Le ralentissement économique actuel complique les stratégies de gestion de la main-d’œuvre et soulève l’épineux problème de l’optimisation du budget limité affecté à la rémunération et aux avantages sociaux. D’une part, la rémunération et les autres frais liés au personnel subissent les pressions des défis économiques à court terme. D’autre part, les organisations savent bien qu’elles ont besoin de talents – des employés compétents dont l’engagement envers la croissance à long terme demeure constant, et qui par ailleurs veulent une rémunération juste et concurrentielle et s’attendent à la recevoir.

Essentiellement, optimisation veut dire veiller à ce que les fonds disponibles soient dépensés de manière à en maximiser la valeur pour l’organisation. Ce qui exige trois choses :
• Identifier ceux et celles dont l’apport est essentiel à l’organisation et dont le rendement est constamment élevé – ainsi que ceux et celles dont les compétences sont moins essentielles et dont le rendement laisse à désirer.

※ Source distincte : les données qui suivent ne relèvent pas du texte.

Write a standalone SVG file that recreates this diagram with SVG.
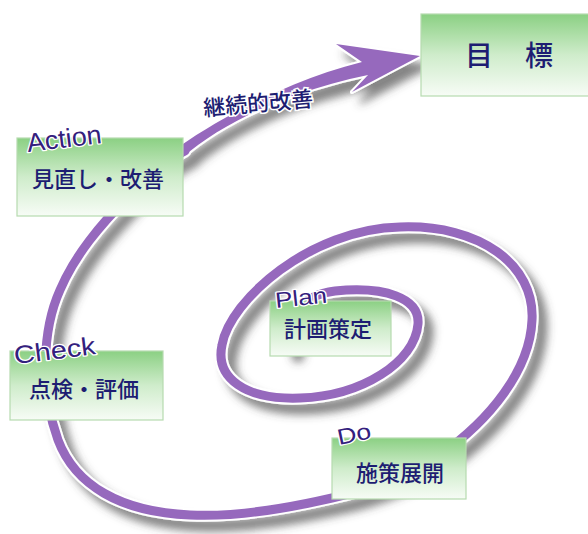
<svg xmlns="http://www.w3.org/2000/svg" width="588" height="534" viewBox="0 0 588 534">
<defs>
<linearGradient id="g" x1="0" y1="0" x2="0" y2="1">
<stop offset="0" stop-color="#8bd083"/>
<stop offset="0.5" stop-color="#cfeccb"/>
<stop offset="1" stop-color="#f7fcf6"/>
</linearGradient>
<filter id="sh" filterUnits="userSpaceOnUse" x="0" y="0" width="588" height="534">
<feGaussianBlur in="SourceAlpha" stdDeviation="4"/>
<feOffset dx="9" dy="10" result="b"/>
<feFlood flood-color="#444" flood-opacity="0.65"/>
<feComposite in2="b" operator="in" result="s"/>
<feMerge><feMergeNode in="s"/><feMergeNode in="SourceGraphic"/></feMerge>
</filter>
<style>
.box{fill:url(#g);stroke:#b6dbb0;stroke-width:1.2}
.jp{font-family:"Noto Sans CJK JP","Noto Sans CJK SC",sans-serif;fill:#1d1d72;font-weight:500}
.t22{font-size:22px}
.lb{font-family:"Liberation Sans",Arial,sans-serif;fill:#33207d;stroke:#fff;stroke-width:2.5;paint-order:stroke;stroke-linejoin:round}
.halo{fill:none;stroke:#fff;stroke-width:13;stroke-linecap:round}
.sp{fill:none;stroke:#9669bd;stroke-width:9;stroke-linecap:round}
</style>
</defs>
<rect width="588" height="534" fill="#fff"/>
<g id="connectors" filter="url(#sh)">
<path class="halo" d="M 289 346 C 288 318 300 295 335 291 C 385 286 420 298 418 324 C 415 362 362 396 300 398 C 245 400 215 378 222 345 C 230 300 310 229 400 227 C 480 224 535 265 532 320 C 530 370 490 420 440 455 C 400 480 360 492 332 498 C 280 510 230 517 190 515 C 120 512 75 485 58 440 C 40 390 42 330 60 290 C 75 255 100 225 130 195 C 150 175 165 160 185 151"/>
<path d="M 180 146 C 220 118 290 80 362 62 L 336 44 L 420 56 L 352 92 L 368 75 C 295 90 225 120 182 158 Z" fill="#fff" stroke="#fff" stroke-width="4" stroke-linejoin="round"/>
<path class="sp" d="M 289 346 C 288 318 300 295 335 291 C 385 286 420 298 418 324 C 415 362 362 396 300 398 C 245 400 215 378 222 345 C 230 300 310 229 400 227 C 480 224 535 265 532 320 C 530 370 490 420 440 455 C 400 480 360 492 332 498 C 280 510 230 517 190 515 C 120 512 75 485 58 440 C 40 390 42 330 60 290 C 75 255 100 225 130 195 C 150 175 165 160 185 151"/>
<path d="M 180 146 C 220 118 290 80 362 62 L 336 44 L 420 56 L 352 92 L 368 75 C 295 90 225 120 182 158 Z" fill="#9669bd"/>
</g>
<text class="jp" x="204" y="116" style="font-size:22px" transform="rotate(-5 204 116)" stroke="#fff" stroke-width="3" paint-order="stroke">継続的改善</text>
<g id="goal">
<rect class="box" x="421" y="14" width="175" height="82"/>
<text class="jp" x="465" y="66" style="font-size:28px;letter-spacing:2px">目　標</text>
</g>
<g id="action">
<rect class="box" x="17" y="138" width="166" height="78"/>
<text class="jp t22" x="32" y="187">見直し・改善</text>
<text class="lb" x="28" y="152" font-size="26" textLength="75" lengthAdjust="spacingAndGlyphs" transform="rotate(-7 28 152)">Action</text>
</g>
<g id="check">
<rect class="box" x="10" y="351" width="153" height="69"/>
<text class="jp t22" x="29" y="397">点検・評価</text>
<text class="lb" x="15" y="364" font-size="25" textLength="82" lengthAdjust="spacingAndGlyphs" transform="rotate(-7 15 364)">Check</text>
</g>
<g id="plan">
<rect class="box" x="270" y="301" width="121" height="55"/>
<text class="jp t22" x="284" y="337">計画策定</text>
<text class="lb" x="276" y="308" font-size="22" textLength="52" lengthAdjust="spacingAndGlyphs" transform="rotate(-6 276 308)">Plan</text>
</g>
<g id="do">
<rect class="box" x="332" y="438" width="134" height="61"/>
<text class="jp t22" x="356" y="481">施策展開</text>
<text class="lb" x="339" y="445" font-size="22" textLength="34" lengthAdjust="spacingAndGlyphs" transform="rotate(-12 339 445)">Do</text>
</g>
</svg>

• Allouer la rémunération proportionnellement à la valeur et au rendement réels de chacun.
• Envisager la rémunération dans une perspective plus large, axée non seulement sur les aspects monétaires, comme le salaire et les primes, mais aussi sur les aspects dits « relationnels » – perfectionnement professionnel, affectations enrichies et autres programmes – qui exigent souvent moins d’investissement mais ont une plus grande incidence sur le maintien en service et l’engagement des employés.

Pour les organisations qui ne sont plus disposés à consacrer de 6 à 12 mois à la création d’un plan d’action efficace, un processus rapide de réduction des coûts peut être réalisé en moins de six semaines. Par l’examen des résultats, des stratégies, des modèles d’exploitation et des données sur la main-d’oeuvre et la rémunération, il est possible de cerner rapidement les principales occasions et les principaux risques d’optimisation des programmes de RH.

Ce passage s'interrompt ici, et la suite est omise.